The dudes performing with Bruno Mars on the video are his backup band, who are known as The Hooligans. And it was also they who joined him onstage when this song was performed at the Super Bowl.
The clip features footage from a variety of cities. But the primary shooting location was a replica of a New York City street that is actually found at 20th Century Fox Studios in Los Angeles.
Notable Live Performances and Usage
The first time Bruno Mars and Mark Ronson performed “Uptown Funk” in front of a live audience was during November of 2014, with the venue being Saturday Night Live. Another performance they waged during January of 2015, this time via The Ellen DeGeneres Show, actually resulted in the pair being nominated for a 2016 Daytime Emmy Award.
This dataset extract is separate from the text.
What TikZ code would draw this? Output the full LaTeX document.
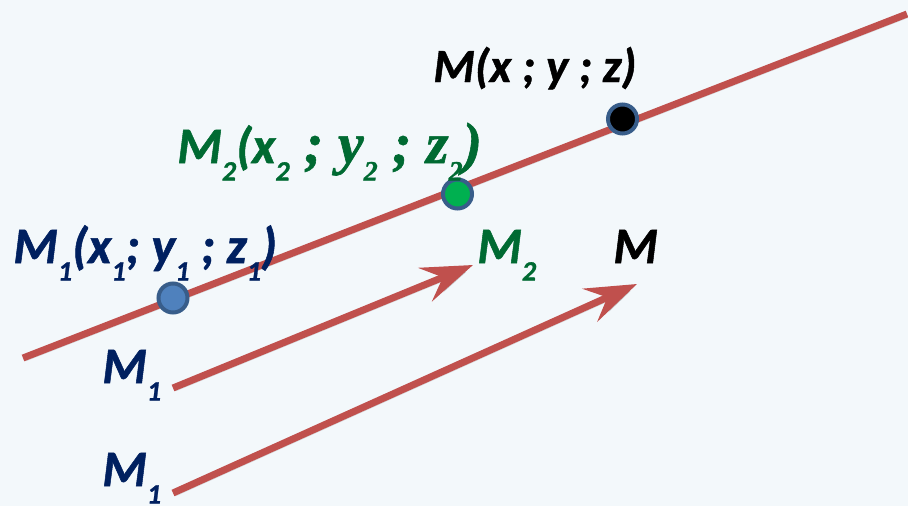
\documentclass[tikz,border=0pt]{standalone}
\usepackage{fontspec}
\setmainfont{Carlito}[BoldItalicFeatures={FakeBold=1}]
\newfontfamily\serifpart{Liberation Serif}[BoldItalicFeatures={FakeBold=1}]
\usetikzlibrary{arrows.meta}
\definecolor{linered}{HTML}{C0504D}
\definecolor{navy}{HTML}{002060}
\definecolor{darkgreen}{HTML}{006A32}
\definecolor{ptblue}{HTML}{4F81BD}
\definecolor{ptedge}{HTML}{385D8A}
\definecolor{ptgreen}{HTML}{00B050}
\definecolor{bgblue}{HTML}{F3F8FB}
\newcommand{\subidx}[1]{\raisebox{-10pt}{\fontsize{16}{16}\selectfont #1}}

\begin{document}
\begin{tikzpicture}[
  every node/.style={font=\fontsize{29}{33}\selectfont\bfseries\itshape, inner sep=0pt},
  redline/.style={line width=0.14cm, linered, preaction={draw=black, opacity=0.12, transform canvas={shift={(0.05,-0.06)}}}},
  vec/.style={redline, -{Stealth[length=1.03cm, width=0.72cm, inset=0.38cm]}},
  pt/.style={circle, draw=ptedge, line width=0.08cm, minimum size=0.58cm}]
  \fill[bgblue] (0,0) rectangle (18.16,10.12);
  \useasboundingbox (0,0) rectangle (18.16,10.12);
  % the line through M1, M2, M
  \coordinate (lineS) at (0.46,2.96);
  \coordinate (lineE) at (18.14,9.84);
  \draw[redline] (lineS) -- (lineE);
  \node[pt, fill=ptblue] (pM1) at (3.46,4.16) {};
  \node[pt, fill=ptgreen] (pM2) at (9.15,6.24) {};
  \node[pt, fill=black] (pM) at (12.45,7.74) {};
  \node[anchor=base west, navy] (lbM1) at (0.26,4.86) {M\subidx{1}(x\subidx{1}; y\subidx{1} ; z\subidx{1})};
  \node[anchor=base west, darkgreen] (lbM2) at (3.54,6.86) {M\subidx{2}(x\subidx{2}{\serifpart\fontsize{33}{37}\selectfont\ ; y\subidx{2} ; z\subidx{2})}};
  \node[anchor=base west, black, font=\fontsize{27}{32}\selectfont\bfseries\itshape] (lbM) at (8.66,8.48) {M(x ; y ; z)};
  % vectors M1M2 and M1M
  \coordinate (a1s) at (3.46,2.36);
  \coordinate (a1e) at (9.46,4.82);
  \coordinate (a2s) at (3.46,0.26);
  \coordinate (a2e) at (12.74,4.44);
  \draw[vec] (a1s) -- (a1e);
  \draw[vec] (a2s) -- (a2e);
  \node[anchor=base west, navy] (tM1a) at (2.04,2.46) {M\subidx{1}};
  \node[anchor=base west, navy] (tM1b) at (2.04,0.40) {M\subidx{1}};
  \node[anchor=base west, darkgreen] (tM2) at (9.54,4.86) {M\subidx{2}};
  \node[anchor=base west, black] (tM) at (12.26,4.86) {M};
\end{tikzpicture}
\end{document}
But the biggest stage “Uptown Funk” ever afforded them was gracing the Hafltime Show of Super Bowl 50 (i.e. the Super Bowl held in 2016). And that time around both Beyoncé and Coldplay’s Chris Martin were part of the overall performance.
This song has been used in advertising campaigns by Cadillac, L’Oreal and Skippy (the peanut butter brand, which is actually namedropped in the lyrics). It also made an appearance on the 2016 Disney film Zootopia, and of course the cast of Glee got their hands on it.